Trying to get someone's attention? Looking angry may be the key. The face most likely to stand out in a crowd is an irate one, according to a new study, and men are better than women at picking up the anger that a face conveys.That seems rather glib and over-committed to evolutionary biology. One could just as well crank out a theory that women today have learned to blunt their perception of anger in faces so that they can form and preserve relationships with men. Even within the evolutionary theorizing: Why is it more helpful to a man to see anger? If the man is more able to fight, and the woman needs to rely more on fleeing, then the woman has the greater advantage in quickly perceiving anger.
On the other hand, women are more adept at detecting more socially relevant expressions that communicate happiness, sadness, surprise and disgust....
Detecting the angry man in a sea of faces, the authors say, has a survival advantage for both sexes.
"From an evolutionary perspective," [postdoctoral fellow Mark A. Williams and psychology professor Jason B. Mattingley] write, "the potential for physical threat from a male is greater than that from a female."

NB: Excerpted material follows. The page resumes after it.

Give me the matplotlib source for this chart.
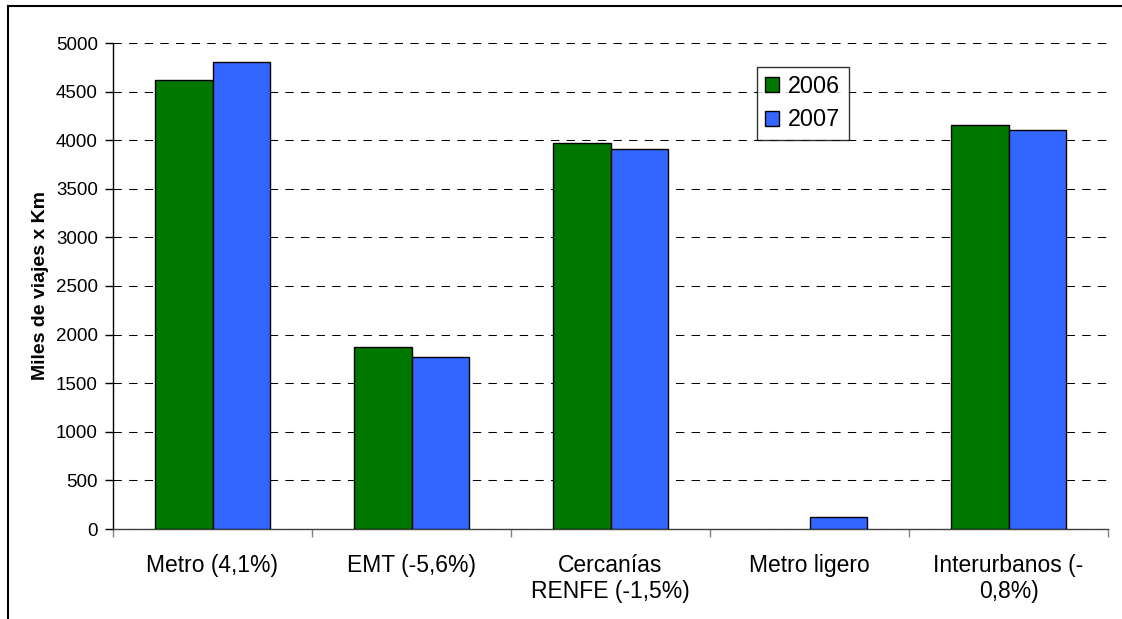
import matplotlib
matplotlib.use("Agg")
import matplotlib.pyplot as plt
from matplotlib.lines import Line2D
import numpy as np

categories = ["Metro (4,1%)", "EMT (-5,6%)", "Cercanías\nRENFE (-1,5%)", "Metro ligero", "Interurbanos (-\n0,8%)"]
values_2006 = [4620, 1870, 3975, 0, 4160]
values_2007 = [4800, 1765, 3910, 125, 4110]
series_names = ["2006", "2007"]
yticks = [0, 500, 1000, 1500, 2000, 2500, 3000, 3500, 4000, 4500, 5000]

plt.rcParams['font.family'] = ['Liberation Sans', 'DejaVu Sans']

fig = plt.figure(figsize=(11.22, 6.19), dpi=100)
ax = fig.add_axes([113 / 1122, 1 - 529 / 619, 995 / 1122, 486 / 619])

x = np.arange(len(categories))
w = 0.289
b1 = ax.bar(x - w / 2, values_2006, w, color='#007800', edgecolor='black', linewidth=1, label=series_names[0], zorder=3)
b2 = ax.bar(x + w / 2, values_2007, w, color='#3366FF', edgecolor='black', linewidth=1, label=series_names[1], zorder=3)
# empty bars are not drawn in the original
for p in list(b1.patches) + list(b2.patches):
    if p.get_height() == 0:
        p.set_visible(False)

ax.set_xlim(-0.5, len(categories) - 0.5)
ax.set_ylim(0, 5000)
ax.set_yticks(yticks)
ax.set_yticklabels([str(v) for v in yticks], fontsize=13.5)
ax.yaxis.grid(True, color='black', linestyle=(0, (8, 7)), linewidth=0.75, zorder=0)

ax.set_xticks(x)
ax.set_xticklabels(categories, fontsize=16.5, linespacing=1.15)
ax.set_xticks(np.arange(-0.5, len(categories)), minor=True)
ax.tick_params(axis='x', which='major', length=0, pad=18)
ax.tick_params(axis='x', which='minor', length=6, color='#808080', width=1)
ax.tick_params(axis='y', length=6, width=1, pad=5)

for s in ['top', 'right']:
    ax.spines[s].set_visible(False)
ax.spines['left'].set_linewidth(1)
ax.spines['bottom'].set_linewidth(1)
ax.spines['bottom'].set_color('#404040')

ax.set_ylabel("Miles de viajes x Km", fontsize=14, fontweight='bold', labelpad=5)

leg = ax.legend(loc='upper left', bbox_to_anchor=(0.647, 0.951), fontsize=16.8,
                frameon=True, fancybox=False, borderpad=0.35, labelspacing=0.45,
                handlelength=0.6, handleheight=0.6, handletextpad=0.4, borderaxespad=0)
leg.get_frame().set_edgecolor('black')
leg.get_frame().set_linewidth(1)

# outer chart border (left and top only visible)
fig.add_artist(Line2D([7.5 / 1122, 7.5 / 1122], [0, 1 - 5.5 / 619], color='black', linewidth=1.5))
fig.add_artist(Line2D([7.5 / 1122, 1], [1 - 5.5 / 619, 1 - 5.5 / 619], color='black', linewidth=1.5))

fig.savefig("out.png", dpi=100)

So any perceptual system that helps detect an angry man is an advantage.
I don't like the way sociobiologists observe something and then generate a reason why it would have had a survival advantage. If they'd observed the opposite, they'd have been able to generate a reason to support it too. The fixed point is their belief that the quality they've discovered exists at a biological level, and it's easy enough to make everything fit.
(People who think everything is socially constructed are at least as irritating.)